(Records from a collection)
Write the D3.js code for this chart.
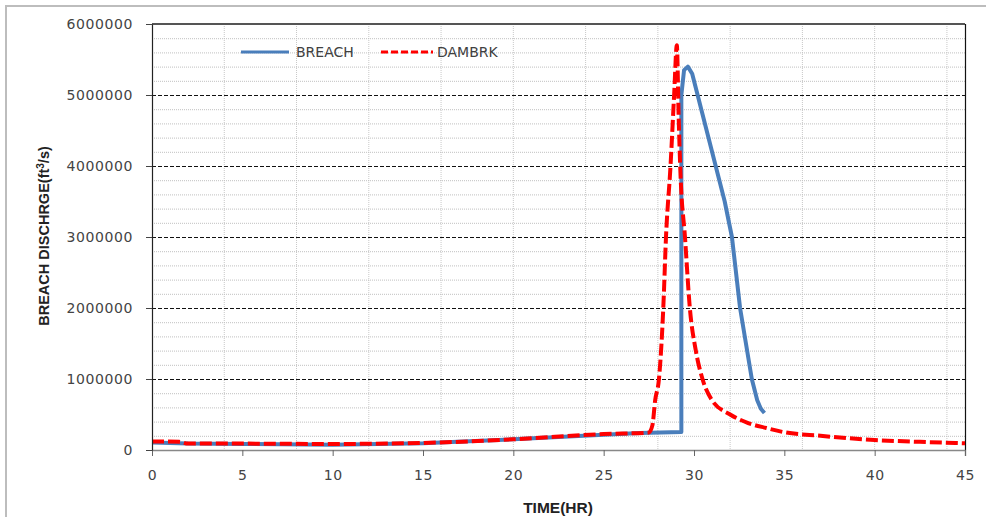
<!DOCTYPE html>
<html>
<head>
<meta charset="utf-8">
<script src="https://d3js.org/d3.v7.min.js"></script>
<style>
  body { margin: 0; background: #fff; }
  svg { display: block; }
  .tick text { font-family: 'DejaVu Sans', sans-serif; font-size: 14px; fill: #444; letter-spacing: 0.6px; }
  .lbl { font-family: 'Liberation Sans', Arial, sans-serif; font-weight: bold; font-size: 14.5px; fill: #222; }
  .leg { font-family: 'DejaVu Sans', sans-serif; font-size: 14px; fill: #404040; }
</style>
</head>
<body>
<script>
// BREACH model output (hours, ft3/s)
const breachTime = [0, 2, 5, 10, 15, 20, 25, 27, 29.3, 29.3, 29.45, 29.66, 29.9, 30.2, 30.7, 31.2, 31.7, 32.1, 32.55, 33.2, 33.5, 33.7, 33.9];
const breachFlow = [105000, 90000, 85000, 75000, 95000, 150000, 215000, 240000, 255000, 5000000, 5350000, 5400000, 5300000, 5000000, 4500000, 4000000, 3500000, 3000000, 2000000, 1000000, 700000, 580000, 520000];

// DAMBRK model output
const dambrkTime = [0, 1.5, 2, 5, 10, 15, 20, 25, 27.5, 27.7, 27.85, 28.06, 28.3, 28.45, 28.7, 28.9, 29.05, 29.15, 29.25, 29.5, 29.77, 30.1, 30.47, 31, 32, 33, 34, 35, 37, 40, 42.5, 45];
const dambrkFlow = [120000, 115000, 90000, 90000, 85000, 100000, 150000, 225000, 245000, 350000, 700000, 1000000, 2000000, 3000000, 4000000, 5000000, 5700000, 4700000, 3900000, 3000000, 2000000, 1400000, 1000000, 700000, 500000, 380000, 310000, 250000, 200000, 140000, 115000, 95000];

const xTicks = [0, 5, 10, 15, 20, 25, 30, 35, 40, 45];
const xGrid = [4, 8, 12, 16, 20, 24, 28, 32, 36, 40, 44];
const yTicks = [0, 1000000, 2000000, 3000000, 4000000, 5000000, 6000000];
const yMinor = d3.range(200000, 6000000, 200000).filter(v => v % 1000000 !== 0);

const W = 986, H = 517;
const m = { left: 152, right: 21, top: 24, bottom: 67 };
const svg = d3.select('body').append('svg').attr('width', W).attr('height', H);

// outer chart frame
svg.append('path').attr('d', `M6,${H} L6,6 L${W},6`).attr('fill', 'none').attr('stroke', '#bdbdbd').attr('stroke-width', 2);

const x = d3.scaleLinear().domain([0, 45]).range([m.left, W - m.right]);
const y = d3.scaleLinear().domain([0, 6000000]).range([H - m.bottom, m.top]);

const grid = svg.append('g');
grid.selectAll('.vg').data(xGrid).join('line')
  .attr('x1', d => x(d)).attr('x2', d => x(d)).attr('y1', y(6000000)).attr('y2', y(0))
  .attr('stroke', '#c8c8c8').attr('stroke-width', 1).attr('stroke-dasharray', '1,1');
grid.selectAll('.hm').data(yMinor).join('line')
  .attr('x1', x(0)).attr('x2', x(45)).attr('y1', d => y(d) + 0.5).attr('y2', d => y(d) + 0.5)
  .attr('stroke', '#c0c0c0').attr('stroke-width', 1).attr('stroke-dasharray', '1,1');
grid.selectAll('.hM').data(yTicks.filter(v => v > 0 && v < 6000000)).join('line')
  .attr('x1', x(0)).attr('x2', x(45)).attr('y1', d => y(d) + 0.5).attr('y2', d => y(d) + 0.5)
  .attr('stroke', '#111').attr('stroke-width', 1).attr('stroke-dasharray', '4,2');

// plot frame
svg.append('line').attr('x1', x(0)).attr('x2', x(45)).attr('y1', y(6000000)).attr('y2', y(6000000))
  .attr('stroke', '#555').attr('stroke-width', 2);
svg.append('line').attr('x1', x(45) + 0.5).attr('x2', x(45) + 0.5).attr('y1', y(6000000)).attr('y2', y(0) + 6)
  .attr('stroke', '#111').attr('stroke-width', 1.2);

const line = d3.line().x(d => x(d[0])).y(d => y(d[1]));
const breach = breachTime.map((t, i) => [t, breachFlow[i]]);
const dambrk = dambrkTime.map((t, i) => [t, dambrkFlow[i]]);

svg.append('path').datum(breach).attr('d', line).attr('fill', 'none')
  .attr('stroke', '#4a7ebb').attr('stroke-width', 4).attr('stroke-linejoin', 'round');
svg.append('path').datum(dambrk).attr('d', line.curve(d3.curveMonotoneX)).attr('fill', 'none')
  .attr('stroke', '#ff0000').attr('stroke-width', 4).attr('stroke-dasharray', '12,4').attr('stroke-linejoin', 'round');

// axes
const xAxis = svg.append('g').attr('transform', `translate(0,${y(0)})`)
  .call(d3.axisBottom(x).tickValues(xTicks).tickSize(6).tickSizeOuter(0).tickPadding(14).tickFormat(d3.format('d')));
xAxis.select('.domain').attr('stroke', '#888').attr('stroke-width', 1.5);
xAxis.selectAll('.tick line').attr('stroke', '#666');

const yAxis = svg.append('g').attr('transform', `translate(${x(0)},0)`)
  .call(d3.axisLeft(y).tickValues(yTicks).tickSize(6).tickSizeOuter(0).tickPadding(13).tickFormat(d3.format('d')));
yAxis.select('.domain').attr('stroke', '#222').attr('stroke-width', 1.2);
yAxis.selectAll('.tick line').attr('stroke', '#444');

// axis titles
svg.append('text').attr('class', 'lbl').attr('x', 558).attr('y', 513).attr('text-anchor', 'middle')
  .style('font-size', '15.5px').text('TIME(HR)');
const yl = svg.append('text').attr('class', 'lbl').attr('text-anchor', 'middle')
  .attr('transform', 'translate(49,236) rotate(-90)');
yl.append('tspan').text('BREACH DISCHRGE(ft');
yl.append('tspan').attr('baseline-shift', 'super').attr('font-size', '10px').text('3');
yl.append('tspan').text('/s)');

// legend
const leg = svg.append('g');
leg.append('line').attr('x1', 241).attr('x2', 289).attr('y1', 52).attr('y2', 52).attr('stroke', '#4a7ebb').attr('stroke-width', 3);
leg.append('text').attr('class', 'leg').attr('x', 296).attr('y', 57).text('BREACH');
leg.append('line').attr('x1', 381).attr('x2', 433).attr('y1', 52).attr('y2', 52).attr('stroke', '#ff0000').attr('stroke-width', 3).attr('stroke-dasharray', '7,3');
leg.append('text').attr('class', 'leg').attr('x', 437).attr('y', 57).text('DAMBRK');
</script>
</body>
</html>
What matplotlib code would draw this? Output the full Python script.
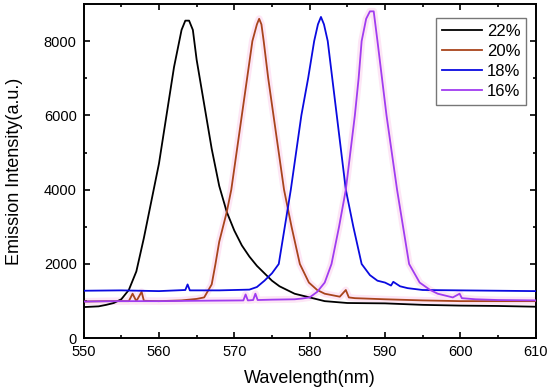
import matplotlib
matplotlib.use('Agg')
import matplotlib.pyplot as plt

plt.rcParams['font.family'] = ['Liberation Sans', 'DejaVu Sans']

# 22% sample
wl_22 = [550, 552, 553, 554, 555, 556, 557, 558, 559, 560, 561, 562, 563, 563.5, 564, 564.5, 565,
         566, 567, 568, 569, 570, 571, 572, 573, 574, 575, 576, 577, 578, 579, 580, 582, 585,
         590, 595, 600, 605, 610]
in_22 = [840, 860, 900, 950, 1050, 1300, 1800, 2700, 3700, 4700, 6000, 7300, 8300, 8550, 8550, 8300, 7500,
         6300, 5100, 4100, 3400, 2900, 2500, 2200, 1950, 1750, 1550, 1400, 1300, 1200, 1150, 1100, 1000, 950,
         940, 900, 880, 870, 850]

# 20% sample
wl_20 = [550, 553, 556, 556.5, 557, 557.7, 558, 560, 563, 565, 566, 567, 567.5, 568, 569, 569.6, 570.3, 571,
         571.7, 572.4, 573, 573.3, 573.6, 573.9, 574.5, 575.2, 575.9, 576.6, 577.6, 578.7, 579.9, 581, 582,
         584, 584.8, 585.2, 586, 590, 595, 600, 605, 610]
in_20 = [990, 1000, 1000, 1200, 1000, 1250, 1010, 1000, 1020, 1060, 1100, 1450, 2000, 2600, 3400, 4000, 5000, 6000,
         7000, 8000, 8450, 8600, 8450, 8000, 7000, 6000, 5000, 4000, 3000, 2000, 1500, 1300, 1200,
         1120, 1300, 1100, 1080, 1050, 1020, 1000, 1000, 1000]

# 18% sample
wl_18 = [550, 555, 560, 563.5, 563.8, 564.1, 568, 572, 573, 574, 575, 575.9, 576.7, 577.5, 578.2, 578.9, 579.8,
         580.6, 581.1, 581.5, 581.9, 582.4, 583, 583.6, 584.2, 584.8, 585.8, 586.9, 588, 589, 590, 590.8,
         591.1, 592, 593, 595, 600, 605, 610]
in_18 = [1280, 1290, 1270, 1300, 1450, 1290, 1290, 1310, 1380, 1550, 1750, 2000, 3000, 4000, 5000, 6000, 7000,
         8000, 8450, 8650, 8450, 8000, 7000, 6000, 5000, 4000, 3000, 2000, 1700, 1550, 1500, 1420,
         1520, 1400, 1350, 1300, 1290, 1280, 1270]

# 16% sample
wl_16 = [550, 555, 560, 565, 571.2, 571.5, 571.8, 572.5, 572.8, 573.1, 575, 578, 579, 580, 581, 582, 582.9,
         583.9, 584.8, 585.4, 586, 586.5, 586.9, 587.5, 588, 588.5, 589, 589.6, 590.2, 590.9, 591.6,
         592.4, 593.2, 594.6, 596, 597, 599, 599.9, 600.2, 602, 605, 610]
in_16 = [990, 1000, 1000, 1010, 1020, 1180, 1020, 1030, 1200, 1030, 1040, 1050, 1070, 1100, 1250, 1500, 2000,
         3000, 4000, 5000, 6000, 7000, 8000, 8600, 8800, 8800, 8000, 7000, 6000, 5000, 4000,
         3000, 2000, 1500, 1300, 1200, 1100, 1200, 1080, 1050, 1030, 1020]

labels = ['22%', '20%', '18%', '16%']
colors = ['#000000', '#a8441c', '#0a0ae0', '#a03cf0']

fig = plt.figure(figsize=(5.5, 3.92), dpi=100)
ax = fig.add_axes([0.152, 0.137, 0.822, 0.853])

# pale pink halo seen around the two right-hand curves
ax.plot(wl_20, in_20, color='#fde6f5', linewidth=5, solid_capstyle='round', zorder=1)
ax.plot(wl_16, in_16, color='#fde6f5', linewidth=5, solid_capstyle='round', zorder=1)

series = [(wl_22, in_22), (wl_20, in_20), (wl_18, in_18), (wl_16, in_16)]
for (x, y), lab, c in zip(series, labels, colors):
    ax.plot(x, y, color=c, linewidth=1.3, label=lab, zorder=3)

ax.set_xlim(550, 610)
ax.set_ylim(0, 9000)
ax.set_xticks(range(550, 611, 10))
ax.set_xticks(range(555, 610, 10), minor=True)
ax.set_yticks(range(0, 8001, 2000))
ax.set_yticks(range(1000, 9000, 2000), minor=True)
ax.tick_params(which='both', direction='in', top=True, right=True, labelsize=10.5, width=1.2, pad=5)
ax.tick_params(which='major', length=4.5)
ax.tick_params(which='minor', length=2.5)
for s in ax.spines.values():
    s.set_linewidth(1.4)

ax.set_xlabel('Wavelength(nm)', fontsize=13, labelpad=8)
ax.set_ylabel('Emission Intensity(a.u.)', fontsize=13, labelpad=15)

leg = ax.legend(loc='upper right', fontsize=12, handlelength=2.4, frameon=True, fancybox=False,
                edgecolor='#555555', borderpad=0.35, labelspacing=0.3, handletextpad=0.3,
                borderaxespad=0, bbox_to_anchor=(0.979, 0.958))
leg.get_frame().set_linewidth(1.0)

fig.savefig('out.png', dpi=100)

Goal: From the listing above, copy out each line where the word "chart" appears.

Solution for this task:
Write the D3.js code for this chart.
// outer chart frame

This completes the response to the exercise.